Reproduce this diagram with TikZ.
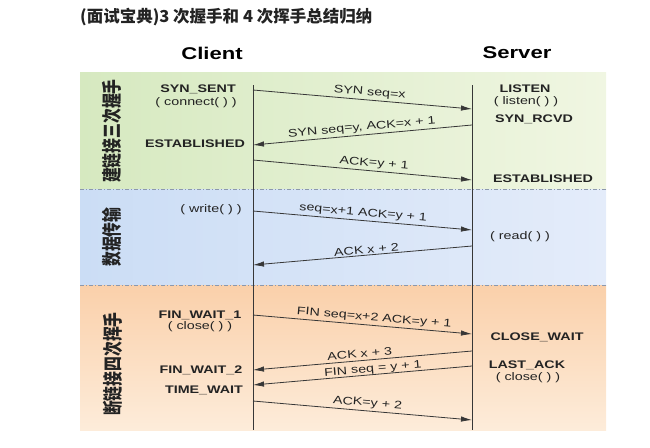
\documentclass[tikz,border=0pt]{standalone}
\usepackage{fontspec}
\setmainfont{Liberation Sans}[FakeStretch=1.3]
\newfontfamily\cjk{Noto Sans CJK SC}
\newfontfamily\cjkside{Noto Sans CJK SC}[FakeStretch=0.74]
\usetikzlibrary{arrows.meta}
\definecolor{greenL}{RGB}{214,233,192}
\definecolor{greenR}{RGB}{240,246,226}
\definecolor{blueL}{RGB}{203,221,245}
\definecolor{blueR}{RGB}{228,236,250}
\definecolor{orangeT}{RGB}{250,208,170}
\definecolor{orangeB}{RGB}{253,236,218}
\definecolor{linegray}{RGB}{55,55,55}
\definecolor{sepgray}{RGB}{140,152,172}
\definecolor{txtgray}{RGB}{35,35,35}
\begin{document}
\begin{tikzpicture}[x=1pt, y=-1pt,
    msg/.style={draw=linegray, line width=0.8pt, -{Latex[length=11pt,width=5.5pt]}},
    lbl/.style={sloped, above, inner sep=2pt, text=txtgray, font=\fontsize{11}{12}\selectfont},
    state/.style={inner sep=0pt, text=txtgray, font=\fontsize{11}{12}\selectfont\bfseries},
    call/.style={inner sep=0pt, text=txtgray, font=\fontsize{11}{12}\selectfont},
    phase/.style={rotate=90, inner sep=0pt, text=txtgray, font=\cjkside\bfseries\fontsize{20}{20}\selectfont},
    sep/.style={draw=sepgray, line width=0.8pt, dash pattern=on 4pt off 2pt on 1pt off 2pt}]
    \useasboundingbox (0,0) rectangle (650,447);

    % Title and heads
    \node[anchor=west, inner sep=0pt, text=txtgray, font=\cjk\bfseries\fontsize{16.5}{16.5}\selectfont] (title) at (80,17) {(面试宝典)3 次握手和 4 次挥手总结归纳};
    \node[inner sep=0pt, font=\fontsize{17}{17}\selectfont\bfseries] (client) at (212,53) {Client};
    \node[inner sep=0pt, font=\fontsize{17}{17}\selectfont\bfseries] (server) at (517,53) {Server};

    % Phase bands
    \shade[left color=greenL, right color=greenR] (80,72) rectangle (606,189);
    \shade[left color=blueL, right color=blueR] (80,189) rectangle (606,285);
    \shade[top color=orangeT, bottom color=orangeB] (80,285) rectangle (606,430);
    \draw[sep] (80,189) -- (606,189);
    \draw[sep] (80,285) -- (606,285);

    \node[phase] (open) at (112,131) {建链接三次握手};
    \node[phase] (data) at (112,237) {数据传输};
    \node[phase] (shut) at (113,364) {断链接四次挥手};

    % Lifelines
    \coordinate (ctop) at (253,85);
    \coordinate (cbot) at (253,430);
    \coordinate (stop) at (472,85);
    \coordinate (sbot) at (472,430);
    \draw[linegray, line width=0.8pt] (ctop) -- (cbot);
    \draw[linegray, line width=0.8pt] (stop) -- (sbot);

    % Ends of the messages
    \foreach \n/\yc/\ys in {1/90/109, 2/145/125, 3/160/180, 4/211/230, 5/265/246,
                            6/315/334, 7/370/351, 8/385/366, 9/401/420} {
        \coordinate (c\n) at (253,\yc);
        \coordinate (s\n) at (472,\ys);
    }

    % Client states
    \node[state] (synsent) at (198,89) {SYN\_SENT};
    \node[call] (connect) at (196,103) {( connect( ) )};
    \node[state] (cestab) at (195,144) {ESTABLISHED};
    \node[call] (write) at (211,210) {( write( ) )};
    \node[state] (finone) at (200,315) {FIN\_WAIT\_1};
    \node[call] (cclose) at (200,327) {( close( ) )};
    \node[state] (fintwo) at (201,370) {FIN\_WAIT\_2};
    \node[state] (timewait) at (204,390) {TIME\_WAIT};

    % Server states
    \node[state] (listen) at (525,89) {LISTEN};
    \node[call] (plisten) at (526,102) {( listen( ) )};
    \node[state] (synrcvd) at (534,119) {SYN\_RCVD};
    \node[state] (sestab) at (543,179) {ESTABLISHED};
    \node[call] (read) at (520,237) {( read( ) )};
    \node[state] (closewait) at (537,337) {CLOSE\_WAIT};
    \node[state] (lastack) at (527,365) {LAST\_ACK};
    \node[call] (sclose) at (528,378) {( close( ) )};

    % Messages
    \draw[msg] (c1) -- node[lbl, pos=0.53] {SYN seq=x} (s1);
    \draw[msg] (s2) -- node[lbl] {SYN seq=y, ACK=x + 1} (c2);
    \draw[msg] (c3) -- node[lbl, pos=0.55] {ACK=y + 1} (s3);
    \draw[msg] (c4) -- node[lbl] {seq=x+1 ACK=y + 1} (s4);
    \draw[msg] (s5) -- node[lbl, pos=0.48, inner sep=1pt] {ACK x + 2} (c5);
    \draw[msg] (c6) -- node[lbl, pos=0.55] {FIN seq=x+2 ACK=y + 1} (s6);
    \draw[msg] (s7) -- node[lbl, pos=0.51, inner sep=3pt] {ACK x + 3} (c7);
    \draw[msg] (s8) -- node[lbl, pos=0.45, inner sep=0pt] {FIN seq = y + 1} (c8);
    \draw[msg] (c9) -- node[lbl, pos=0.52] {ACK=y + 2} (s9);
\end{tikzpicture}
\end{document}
——
Write the listing out a second time exactly, dropping all images.

[RESULT FOR THIS EXERCISE]
Reproduce this diagram with TikZ.
\documentclass[tikz,border=0pt]{standalone}
\usepackage{fontspec}
\setmainfont{Liberation Sans}[FakeStretch=1.3]
\newfontfamily\cjk{Noto Sans CJK SC}
\newfontfamily\cjkside{Noto Sans CJK SC}[FakeStretch=0.74]
\usetikzlibrary{arrows.meta}
\definecolor{greenL}{RGB}{214,233,192}
\definecolor{greenR}{RGB}{240,246,226}
\definecolor{blueL}{RGB}{203,221,245}
\definecolor{blueR}{RGB}{228,236,250}
\definecolor{orangeT}{RGB}{250,208,170}
\definecolor{orangeB}{RGB}{253,236,218}
\definecolor{linegray}{RGB}{55,55,55}
\definecolor{sepgray}{RGB}{140,152,172}
\definecolor{txtgray}{RGB}{35,35,35}
\begin{document}
\begin{tikzpicture}[x=1pt, y=-1pt,
    msg/.style={draw=linegray, line width=0.8pt, -{Latex[length=11pt,width=5.5pt]}},
    lbl/.style={sloped, above, inner sep=2pt, text=txtgray, font=\fontsize{11}{12}\selectfont},
    state/.style={inner sep=0pt, text=txtgray, font=\fontsize{11}{12}\selectfont\bfseries},
    call/.style={inner sep=0pt, text=txtgray, font=\fontsize{11}{12}\selectfont},
    phase/.style={rotate=90, inner sep=0pt, text=txtgray, font=\cjkside\bfseries\fontsize{20}{20}\selectfont},
    sep/.style={draw=sepgray, line width=0.8pt, dash pattern=on 4pt off 2pt on 1pt off 2pt}]
    \useasboundingbox (0,0) rectangle (650,447);

    % Title and heads
    \node[anchor=west, inner sep=0pt, text=txtgray, font=\cjk\bfseries\fontsize{16.5}{16.5}\selectfont] (title) at (80,17) {(面试宝典)3 次握手和 4 次挥手总结归纳};
    \node[inner sep=0pt, font=\fontsize{17}{17}\selectfont\bfseries] (client) at (212,53) {Client};
    \node[inner sep=0pt, font=\fontsize{17}{17}\selectfont\bfseries] (server) at (517,53) {Server};

    % Phase bands
    \shade[left color=greenL, right color=greenR] (80,72) rectangle (606,189);
    \shade[left color=blueL, right color=blueR] (80,189) rectangle (606,285);
    \shade[top color=orangeT, bottom color=orangeB] (80,285) rectangle (606,430);
    \draw[sep] (80,189) -- (606,189);
    \draw[sep] (80,285) -- (606,285);

    \node[phase] (open) at (112,131) {建链接三次握手};
    \node[phase] (data) at (112,237) {数据传输};
    \node[phase] (shut) at (113,364) {断链接四次挥手};

    % Lifelines
    \coordinate (ctop) at (253,85);
    \coordinate (cbot) at (253,430);
    \coordinate (stop) at (472,85);
    \coordinate (sbot) at (472,430);
    \draw[linegray, line width=0.8pt] (ctop) -- (cbot);
    \draw[linegray, line width=0.8pt] (stop) -- (sbot);

    % Ends of the messages
    \foreach \n/\yc/\ys in {1/90/109, 2/145/125, 3/160/180, 4/211/230, 5/265/246,
                            6/315/334, 7/370/351, 8/385/366, 9/401/420} {
        \coordinate (c\n) at (253,\yc);
        \coordinate (s\n) at (472,\ys);
    }

    % Client states
    \node[state] (synsent) at (198,89) {SYN\_SENT};
    \node[call] (connect) at (196,103) {( connect( ) )};
    \node[state] (cestab) at (195,144) {ESTABLISHED};
    \node[call] (write) at (211,210) {( write( ) )};
    \node[state] (finone) at (200,315) {FIN\_WAIT\_1};
    \node[call] (cclose) at (200,327) {( close( ) )};
    \node[state] (fintwo) at (201,370) {FIN\_WAIT\_2};
    \node[state] (timewait) at (204,390) {TIME\_WAIT};

    % Server states
    \node[state] (listen) at (525,89) {LISTEN};
    \node[call] (plisten) at (526,102) {( listen( ) )};
    \node[state] (synrcvd) at (534,119) {SYN\_RCVD};
    \node[state] (sestab) at (543,179) {ESTABLISHED};
    \node[call] (read) at (520,237) {( read( ) )};
    \node[state] (closewait) at (537,337) {CLOSE\_WAIT};
    \node[state] (lastack) at (527,365) {LAST\_ACK};
    \node[call] (sclose) at (528,378) {( close( ) )};

    % Messages
    \draw[msg] (c1) -- node[lbl, pos=0.53] {SYN seq=x} (s1);
    \draw[msg] (s2) -- node[lbl] {SYN seq=y, ACK=x + 1} (c2);
    \draw[msg] (c3) -- node[lbl, pos=0.55] {ACK=y + 1} (s3);
    \draw[msg] (c4) -- node[lbl] {seq=x+1 ACK=y + 1} (s4);
    \draw[msg] (s5) -- node[lbl, pos=0.48, inner sep=1pt] {ACK x + 2} (c5);
    \draw[msg] (c6) -- node[lbl, pos=0.55] {FIN seq=x+2 ACK=y + 1} (s6);
    \draw[msg] (s7) -- node[lbl, pos=0.51, inner sep=3pt] {ACK x + 3} (c7);
    \draw[msg] (s8) -- node[lbl, pos=0.45, inner sep=0pt] {FIN seq = y + 1} (c8);
    \draw[msg] (c9) -- node[lbl, pos=0.52] {ACK=y + 2} (s9);
\end{tikzpicture}
\end{document}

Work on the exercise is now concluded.